Abstract
Abstract
Grid orientation effect (GOE) is the appearance of preferential flow along grid coordinate directions in numerical reservoir simulation. GOE is most evident in simulations with strong adverse mobility ratios, such as immiscible gas injection and steamfloods. Motivated by previous work, an eleven-point finite difference formulation for multiphase flow is investigated and found to reduce errors for steamfloods using structured grids. The eleven-point formulation is implemented in a parallel, fully-implicit reservoir simulator with thermal, black-oil and compositional formulations, and the implementation supports both local grid refinement (LGR) and dual-porosity, dual-permeability (DPDK) modeling.
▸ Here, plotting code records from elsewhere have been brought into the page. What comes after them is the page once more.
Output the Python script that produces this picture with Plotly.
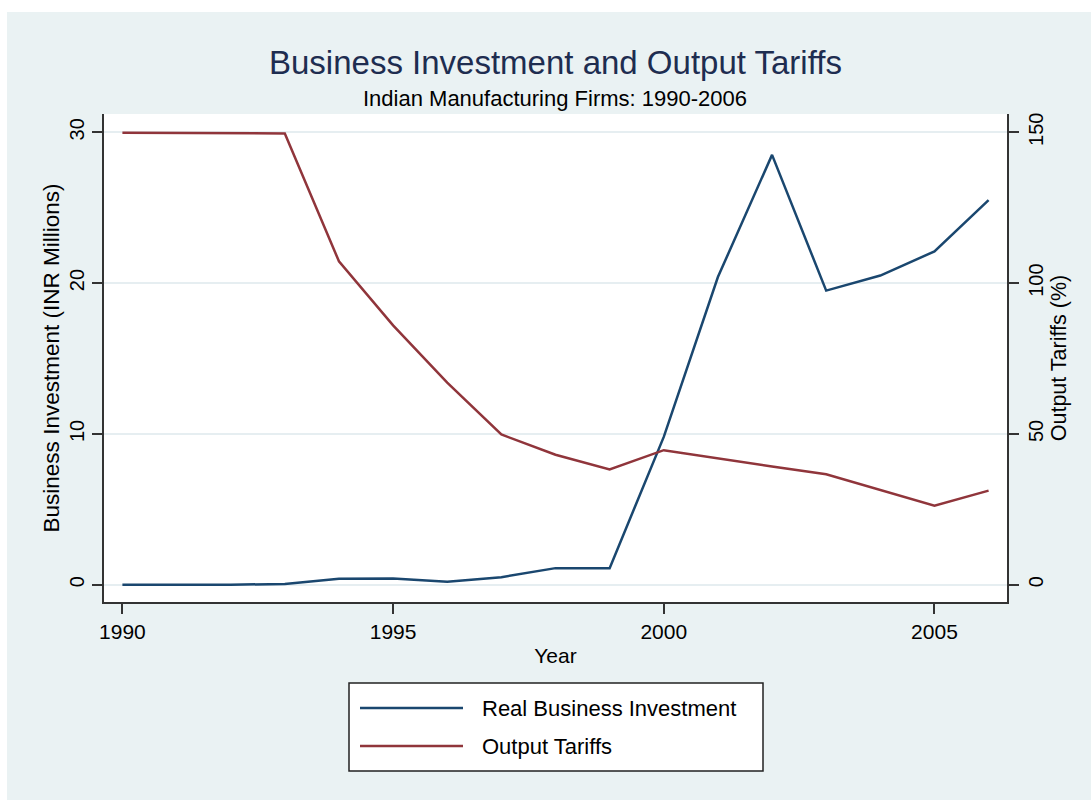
import plotly.graph_objects as go

# Annual series, 1990-2006
years = list(range(1990, 2007))
investment = [0.0, 0.0, 0.0, 0.05, 0.4, 0.42, 0.2, 0.5, 1.1, 1.1,
              9.8, 20.4, 28.5, 19.5, 20.5, 22.1, 25.5]
tariffs = [149.8, 149.8, 149.7, 149.6, 107.2, 86.0, 67.0, 49.8, 43.1, 38.2,
           44.6, 41.8, 39.2, 36.6, 31.5, 26.2, 31.2]

series_names = ["Real Business Investment", "Output Tariffs"]
x_ticks = [1990, 1995, 2000, 2005]
left_ticks = [0, 10, 20, 30]
right_ticks = [0, 50, 100, 150]

NAVY = "#1a476f"
MAROON = "#90353b"
BG = "#eaf2f3"
GRID = "#e6eef1"
AXIS = "#333333"
FONT = "Liberation Sans, Arial, sans-serif"
COLORS = [NAVY, MAROON]

fig = go.Figure()
fig.add_trace(go.Scatter(x=years, y=investment, mode="lines",
                         name=series_names[0], showlegend=False,
                         line=dict(color=NAVY, width=2.5), yaxis="y"))
fig.add_trace(go.Scatter(x=years, y=tariffs, mode="lines",
                         name=series_names[1], showlegend=False,
                         line=dict(color=MAROON, width=2.5), yaxis="y2"))

W, H = 1091, 800
L, R, T, B = 104, 84, 114, 198
ph = H - T - B


def py(p):
    return (H - B - p) / ph


def px(p):
    return (p - L) / (W - L - R)


shapes = [
    # white frame strips at the top and left edge of the page
    dict(type="rect", xref="paper", yref="paper",
         x0=px(0), x1=px(W), y0=py(12), y1=py(0),
         fillcolor="white", line=dict(width=0), layer="above"),
    dict(type="rect", xref="paper", yref="paper",
         x0=px(0), x1=px(7), y0=py(H), y1=py(0),
         fillcolor="white", line=dict(width=0), layer="above"),
    # legend box
    dict(type="rect", xref="paper", yref="paper",
         x0=px(349), x1=px(763), y0=py(771), y1=py(683),
         fillcolor="white", line=dict(color="#222222", width=1.5),
         layer="above"),
]
annotations = [
    dict(text="Business Investment and Output Tariffs",
         xref="paper", yref="paper", x=px(555), y=py(62),
         xanchor="center", yanchor="middle", showarrow=False,
         font=dict(size=33, color="#1e2d50")),
    dict(text="Indian Manufacturing Firms: 1990-2006",
         xref="paper", yref="paper", x=px(555), y=py(99),
         xanchor="center", yanchor="middle", showarrow=False,
         font=dict(size=22, color="black")),
]
# legend keys and labels
for i, (name, col) in enumerate(zip(series_names, COLORS)):
    yk = 708 + 38 * i
    shapes.append(dict(type="line", xref="paper", yref="paper",
                       x0=px(360), x1=px(463), y0=py(yk), y1=py(yk),
                       line=dict(color=col, width=2.5), layer="above"))
    annotations.append(dict(text=name, xref="paper", yref="paper",
                            x=px(480), y=py(yk), xanchor="left",
                            yanchor="middle", showarrow=False,
                            font=dict(size=22, color="black")))

fig.update_layout(
    width=W, height=H,
    margin=dict(l=L, r=R, t=T, b=B, autoexpand=False),
    paper_bgcolor=BG, plot_bgcolor="white",
    font=dict(family=FONT, color="black", size=21),
    xaxis=dict(range=[1989.66, 2006.34], tickvals=x_ticks,
               showline=True, linecolor=AXIS, linewidth=1.5,
               ticks="outside", ticklen=10, tickwidth=1.5, tickcolor=AXIS,
               showgrid=False, zeroline=False,
               tickfont=dict(size=21),
               title=dict(text="Year", font=dict(size=21), standoff=6)),
    yaxis=dict(range=[-1.146, 31.21], tickvals=left_ticks, tickangle=-90,
               showline=True, linecolor=AXIS, linewidth=1.5,
               ticks="outside", ticklen=10, tickwidth=1.5, tickcolor=AXIS,
               showgrid=True, gridcolor=GRID, gridwidth=2, zeroline=False,
               tickfont=dict(size=20),
               title=dict(text="Business Investment (INR Millions)",
                          font=dict(size=22.5), standoff=0)),
    yaxis2=dict(range=[-5.73, 156.05], tickvals=right_ticks, tickangle=-90,
                overlaying="y", side="right",
                showline=True, linecolor=AXIS, linewidth=1.5,
                ticks="outside", ticklen=10, tickwidth=1.5, tickcolor=AXIS,
                showgrid=False, zeroline=False,
                tickfont=dict(size=20),
                title=dict(text="Output Tariffs (%)",
                           font=dict(size=21.5), standoff=2)),
    showlegend=False,
    annotations=annotations,
    shapes=shapes,
)

fig.write_html("out.html")
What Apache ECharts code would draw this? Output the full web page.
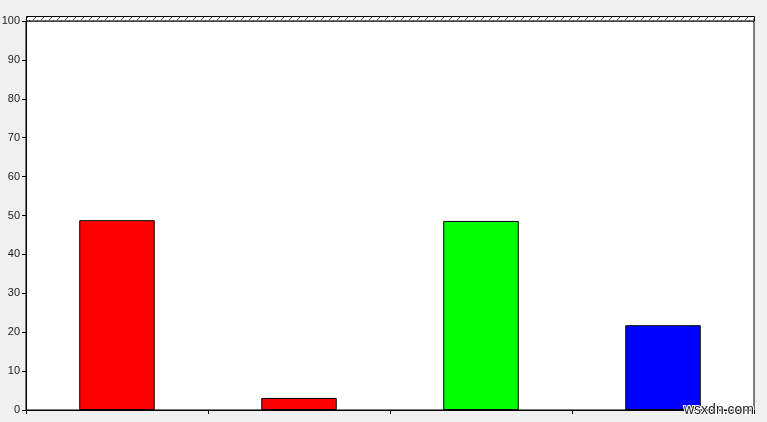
<!DOCTYPE html>
<html>
<head>
<meta charset="utf-8">
<script src="https://cdn.jsdelivr.net/npm/echarts@6/dist/echarts.min.js"></script>
<style>
html,body{margin:0;padding:0;background:#f0f0f0;}
#c{width:767px;height:422px;}
</style>
</head>
<body>
<div id="c"></div>
<script>
var categories = ['A', 'B', 'C', 'D'];
var values = [48.8, 3.1, 48.6, 21.8];
var barColors = ['#ff0000', '#ff0000', '#00ff00', '#0000ff'];
var yTicks = [0, 10, 20, 30, 40, 50, 60, 70, 80, 90, 100];

var pc = document.createElement('canvas');
pc.width = 8; pc.height = 5;
var g = pc.getContext('2d');
g.fillStyle = '#ffffff'; g.fillRect(0, 0, 8, 5);
g.strokeStyle = '#555555'; g.lineWidth = 1;
g.beginPath(); g.moveTo(1, 5); g.lineTo(6, 0); g.stroke();

var chart = echarts.init(document.getElementById('c'));
chart.setOption({
  backgroundColor: '#f0f0f0',
  animation: false,
  textStyle: { fontFamily: 'Liberation Sans, Arial, sans-serif' },
  grid: { left: 26, right: 13, top: 21, bottom: 12, containLabel: false, outerBoundsMode: 'none',
          show: true, backgroundColor: '#ffffff', borderColor: '#000000', borderWidth: 1 },
  xAxis: {
    type: 'category', data: categories, boundaryGap: true,
    axisLine: { lineStyle: { color: '#000', width: 1 } },
    axisTick: { show: true, length: 4, lineStyle: { color: '#000' } },
    axisLabel: { show: false }, splitLine: { show: false }
  },
  yAxis: {
    type: 'value', min: yTicks[0], max: yTicks[yTicks.length - 1], interval: 10,
    axisLine: { show: true, lineStyle: { color: '#000', width: 1 } },
    axisTick: { show: true, length: 4, lineStyle: { color: '#000' } },
    axisLabel: { color: '#222', fontSize: 11, margin: 6 },
    splitLine: { show: false }
  },
  series: [{
    type: 'bar', barWidth: '41.5%',
    data: values.map(function (v, i) {
      return { value: v, itemStyle: { color: barColors[i], borderColor: '#000', borderWidth: 1 } };
    })
  }],
  graphic: [
    { type: 'rect', shape: { x: 26.5, y: 16.5, width: 728, height: 4.5 },
      style: { fill: { image: pc, repeat: 'repeat' }, stroke: '#000', lineWidth: 1 }, z: 10 },
    { type: 'text', right: 12, bottom: 4,
      style: { text: 'wsxdn.com', fill: '#222', font: '14px Liberation Sans, Arial, sans-serif', stroke: '#fff', lineWidth: 2 }, z: 20 }
  ]
});
</script>
</body>
</html>
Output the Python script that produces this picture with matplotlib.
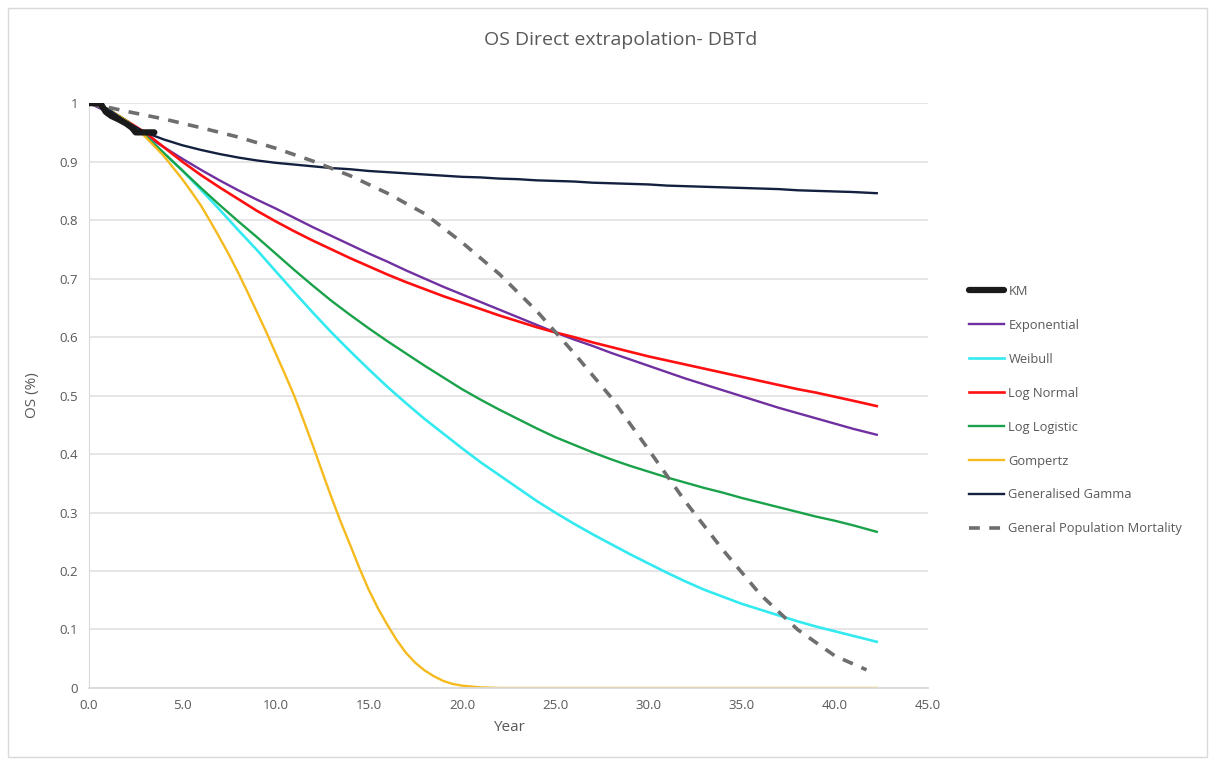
import matplotlib
matplotlib.use("Agg")
import matplotlib.pyplot as plt
from matplotlib.patches import Rectangle

plt.rcParams['font.family'] = ['Open Sans', 'DejaVu Sans']

# yearly grid used for the model curves (last point is the horizon)
years = [0, 1, 2, 3, 4, 5, 6, 7, 8, 9, 10, 11, 12, 13, 14, 15, 16, 17, 18, 19, 20,
         21, 22, 23, 24, 25, 26, 27, 28, 29, 30, 31, 32, 33, 34, 35, 36, 37, 38, 39,
         40, 41, 42.25]

exponential = [1.0, 0.985, 0.965, 0.945, 0.925, 0.905, 0.886, 0.868, 0.851, 0.835, 0.820,
               0.804, 0.788, 0.773, 0.758, 0.743, 0.729, 0.714, 0.700, 0.686, 0.673,
               0.660, 0.647, 0.634, 0.621, 0.608, 0.596, 0.585, 0.573, 0.562, 0.551,
               0.540, 0.529, 0.519, 0.509, 0.499, 0.489, 0.479, 0.470, 0.461, 0.452,
               0.443, 0.433]
weibull = [1.0, 0.99, 0.97, 0.945, 0.915, 0.885, 0.852, 0.818, 0.783, 0.749, 0.713,
           0.677, 0.642, 0.608, 0.576, 0.545, 0.515, 0.487, 0.460, 0.435, 0.410,
           0.386, 0.364, 0.342, 0.320, 0.300, 0.281, 0.263, 0.246, 0.229, 0.213,
           0.197, 0.182, 0.168, 0.156, 0.144, 0.134, 0.124, 0.114, 0.105, 0.097,
           0.089, 0.079]
log_normal = [1.0, 0.99, 0.97, 0.95, 0.925, 0.900, 0.877, 0.856, 0.836, 0.816, 0.798,
              0.781, 0.765, 0.750, 0.735, 0.721, 0.707, 0.694, 0.682, 0.670, 0.659,
              0.648, 0.637, 0.627, 0.617, 0.608, 0.600, 0.591, 0.583, 0.575, 0.567,
              0.560, 0.553, 0.546, 0.539, 0.532, 0.525, 0.518, 0.511, 0.505, 0.498,
              0.491, 0.482]
log_logistic = [1.0, 0.99, 0.97, 0.945, 0.915, 0.885, 0.855, 0.826, 0.798, 0.771, 0.743,
                0.715, 0.688, 0.662, 0.638, 0.615, 0.593, 0.572, 0.551, 0.531, 0.511,
                0.493, 0.476, 0.460, 0.444, 0.429, 0.416, 0.403, 0.391, 0.380, 0.370,
                0.360, 0.351, 0.342, 0.334, 0.325, 0.317, 0.309, 0.301, 0.293, 0.286,
                0.278, 0.267]
gen_gamma = [1.0, 0.99, 0.968, 0.950, 0.938, 0.928, 0.920, 0.913, 0.907, 0.902, 0.898,
             0.895, 0.892, 0.889, 0.887, 0.884, 0.882, 0.880, 0.878, 0.876, 0.874,
             0.873, 0.871, 0.870, 0.868, 0.867, 0.866, 0.864, 0.863, 0.862, 0.861,
             0.859, 0.858, 0.857, 0.856, 0.855, 0.854, 0.853, 0.851, 0.850, 0.849,
             0.848, 0.846]

# Gompertz read at half-year steps where it bends sharply
gomp_years = [0, 1, 2, 3, 4, 5, 5.5, 6, 6.5, 7, 7.5, 8, 8.5, 9, 9.5, 10, 10.5, 11,
              11.5, 12, 12.5, 13, 13.5, 14, 14.5, 15, 15.5, 16, 16.5, 17, 17.5, 18,
              18.5, 19, 19.5, 20, 21, 22, 25, 30, 35, 40, 42.25]
gompertz = [1.0, 0.99, 0.97, 0.943, 0.910, 0.870, 0.848, 0.825, 0.798, 0.770, 0.741,
            0.710, 0.677, 0.643, 0.609, 0.573, 0.537, 0.500, 0.458, 0.415, 0.370,
            0.326, 0.284, 0.245, 0.205, 0.168, 0.136, 0.108, 0.082, 0.060, 0.043,
            0.030, 0.020, 0.012, 0.007, 0.004, 0.001, 0.0, 0.0, 0.0, 0.0, 0.0, 0.0]

# general population mortality
gpm_years = [0, 2, 4, 6, 8, 10, 12, 14, 16, 18, 20, 22, 24, 26, 28, 30, 32, 34, 36,
             38, 40, 41.7]
gpm = [1.0, 0.986, 0.973, 0.958, 0.942, 0.923, 0.901, 0.876, 0.846, 0.811, 0.762,
       0.708, 0.645, 0.573, 0.497, 0.408, 0.318, 0.236, 0.160, 0.100, 0.055, 0.031]

# Kaplan-Meier (observed)
km_years = [0, 0.6, 0.9, 1.2, 1.6, 2.0, 2.3, 2.5, 3.5]
km = [1.0, 1.0, 0.985, 0.978, 0.972, 0.965, 0.958, 0.95, 0.95]

fig = plt.figure(figsize=(12.15, 7.64), dpi=100)
ax = fig.add_axes([0.0733, 0.0995, 0.6905, 0.7655])

ax.plot(km_years, km, color='#1a1a1a', lw=4.5, solid_capstyle='round',
        solid_joinstyle='round', label='KM', zorder=10)
ax.plot(years, exponential, color='#7030A0', lw=1.7, label='Exponential')
ax.plot(years, weibull, color='#33EAF0', lw=1.9, label='Weibull')
ax.plot(years, log_normal, color='#FF1010', lw=1.9, label='Log Normal')
ax.plot(years, log_logistic, color='#1AA24A', lw=1.7, label='Log Logistic')
ax.plot(gomp_years, gompertz, color='#F5BA1E', lw=1.7, label='Gompertz')
ax.plot(years, gen_gamma, color='#14203F', lw=1.7, label='Generalised Gamma')
ax.plot(gpm_years, gpm, color='#6E6E6E', lw=2.6, dashes=(3, 2.6),
        label='General Population Mortality')

ax.set_xlim(0, 45)
ax.set_ylim(0, 1)
ax.set_xticks([0, 5, 10, 15, 20, 25, 30, 35, 40, 45])
ax.set_xticklabels(['0.0', '5.0', '10.0', '15.0', '20.0', '25.0', '30.0', '35.0',
                    '40.0', '45.0'])
ax.set_yticks([i / 10 for i in range(11)])
ax.set_yticklabels(['0', '0.1', '0.2', '0.3', '0.4', '0.5', '0.6', '0.7', '0.8',
                    '0.9', '1'])
ax.grid(axis='y', color='#E2E2E2', lw=1.2)
ax.set_axisbelow(True)
for s in ['top', 'right']:
    ax.spines[s].set_visible(False)
ax.spines['left'].set_color('#D9D9D9')
ax.spines['bottom'].set_color('#D9D9D9')
ax.spines['bottom'].set_linewidth(1.3)
ax.tick_params(length=0, labelsize=9.5, labelcolor='#595959', pad=8)

ax.set_xlabel('Year', fontsize=11, color='#595959', labelpad=6)
ax.set_ylabel('OS (%)', fontsize=11, color='#595959', labelpad=14)
fig.text(0.511, 0.947, 'OS Direct extrapolation- DBTd', ha='center', va='center',
         fontsize=14, color='#595959')

leg = ax.legend(loc='center left', bbox_to_anchor=(1.035, 0.475), frameon=False,
                fontsize=9.3, labelspacing=1.62, handlelength=2.7,
                handletextpad=0.35)
for t in leg.get_texts():
    t.set_color('#595959')

fig.patches.append(Rectangle((0.0066, 0.009), 0.987, 0.981, transform=fig.transFigure,
                             fill=False, edgecolor='#D9D9D9', lw=1.0))

fig.savefig('out.png', dpi=100)
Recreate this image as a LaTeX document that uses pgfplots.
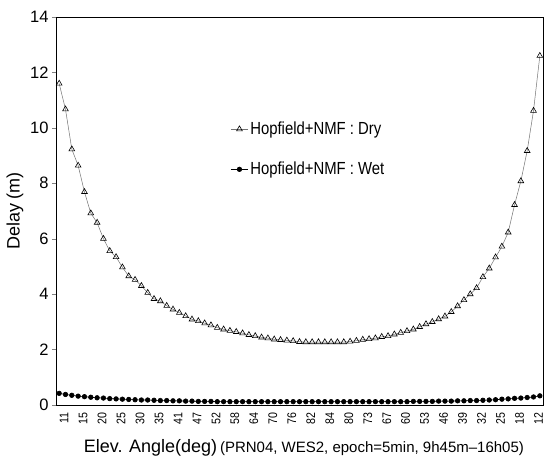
\documentclass[border=0pt]{standalone}
\usepackage{fontspec}
\setmainfont{Liberation Sans}
\newfontfamily\narrow{Liberation Sans}[FakeStretch=0.85]
\usepackage{pgfplots}
\usepackage{pgfplotstable}
\pgfplotsset{compat=1.18}

% epoch index (5 min), dry and wet delay in m
\pgfplotstableread{
idx dry wet
0 11.60 0.42
1 10.67 0.38
2 9.23 0.35
3 8.64 0.32
4 7.69 0.30
5 6.92 0.28
6 6.58 0.26
7 6.00 0.25
8 5.56 0.23
9 5.34 0.22
10 4.97 0.21
11 4.65 0.20
12 4.52 0.19
13 4.30 0.18
14 4.05 0.18
15 3.83 0.17
16 3.75 0.16
17 3.58 0.16
18 3.45 0.15
19 3.33 0.15
20 3.21 0.14
21 3.09 0.14
22 3.03 0.13
23 2.95 0.13
24 2.88 0.13
25 2.79 0.12
26 2.73 0.12
27 2.68 0.12
28 2.64 0.12
29 2.59 0.12
30 2.53 0.12
31 2.49 0.12
32 2.44 0.12
33 2.41 0.12
34 2.37 0.12
35 2.35 0.12
36 2.33 0.12
37 2.31 0.12
38 2.28 0.12
39 2.27 0.12
40 2.27 0.12
41 2.27 0.12
42 2.27 0.12
43 2.27 0.12
44 2.27 0.12
45 2.27 0.12
46 2.29 0.12
47 2.32 0.12
48 2.36 0.12
49 2.38 0.12
50 2.41 0.12
51 2.46 0.12
52 2.49 0.12
53 2.55 0.12
54 2.61 0.12
55 2.67 0.12
56 2.73 0.13
57 2.82 0.13
58 2.92 0.13
59 3.00 0.13
60 3.10 0.14
61 3.20 0.14
62 3.36 0.14
63 3.57 0.15
64 3.79 0.15
65 4.00 0.16
66 4.22 0.16
67 4.62 0.17
68 4.93 0.18
69 5.33 0.19
70 5.72 0.21
71 6.23 0.22
72 7.22 0.24
73 8.08 0.25
74 9.17 0.27
75 10.62 0.29
76 12.60 0.33
}\delay

\begin{document}
\begin{tikzpicture}
\path (-56pt,-65pt) rectangle (491pt,405pt);
\begin{axis}[
    scale only axis,
    width=487pt, height=388pt,
    at={(0,0)}, anchor=south west,
    xmin=-0.5, xmax=76.5,
    ymin=0, ymax=14,
    ytick={0,2,...,14},
    xtick={0,3,...,75},
    xticklabels={11,15,20,25,30,35,41,47,52,58,64,70,76,82,84,80,73,67,60,53,46,39,32,25,18,12},
    x tick label style={rotate=90, anchor=east, yshift=-5pt, font=\narrow\fontsize{12.5}{14}\selectfont},
    y tick label style={font=\fontsize{16.5}{18}\selectfont},
    /pgf/number format/assume math mode=true,
    xtick style={draw=none},
    ytick pos=left,
    tick align=outside,
    major tick length=4pt,
    axis line style={line width=0.8pt},
    ylabel={Delay (m)},
    every axis y label/.style={at={(axis description cs:-0.0842,0.5)}, rotate=90, anchor=center,
        font=\fontsize{18}{20}\selectfont},
    xlabel={{\fontsize{18}{20}\selectfont Elev. Angle(deg)} {\fontsize{15}{17}\selectfont (PRN04, WES2, epoch=5min, 9h45m–16h05)}},
    every axis x label/.style={at={(axis description cs:0.509,-0.111)}, anchor=center},
    legend style={draw=none, fill=none, at={(axis description cs:0.352,0.74)}, anchor=north west,
        font=\narrow\fontsize{17.5}{19}\selectfont, row sep=22pt},
    legend cell align=left,
]
\addplot[black!55, line width=0.5pt, mark=triangle, mark size=3.3pt,
    mark options={solid, fill=white, draw=black, line width=0.6pt}]
    table[x=idx, y=dry] {\delay};
\addlegendentry{Hopfield+NMF : Dry}
\addplot[black, line width=0.6pt, mark=*, mark size=2.3pt]
    table[x=idx, y=wet] {\delay};
\addlegendentry{Hopfield+NMF : Wet}
\end{axis}
\end{tikzpicture}
\end{document}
Systematic tests are performed for compositional steamflood cases with different grid resolutions and grid coordinate angles between wells. A comparison of seven and eleven-point formulation results, using different grid scales and hybrid unstructured grids, demonstrate that the eleven-point scheme is effective in mitigating GOE and can leverage the benefits of structured LGR and DPDK options. Using grid-refinement as a means of reducing GOE is case dependent and is not always successful. Additional results suggest that using grid refinement with local application of the eleven-point scheme around only the injector does help mitigate GOE with increased computational efficiency, but GOE is not reduced as well as when the eleven-point scheme is used in the entire grid-system.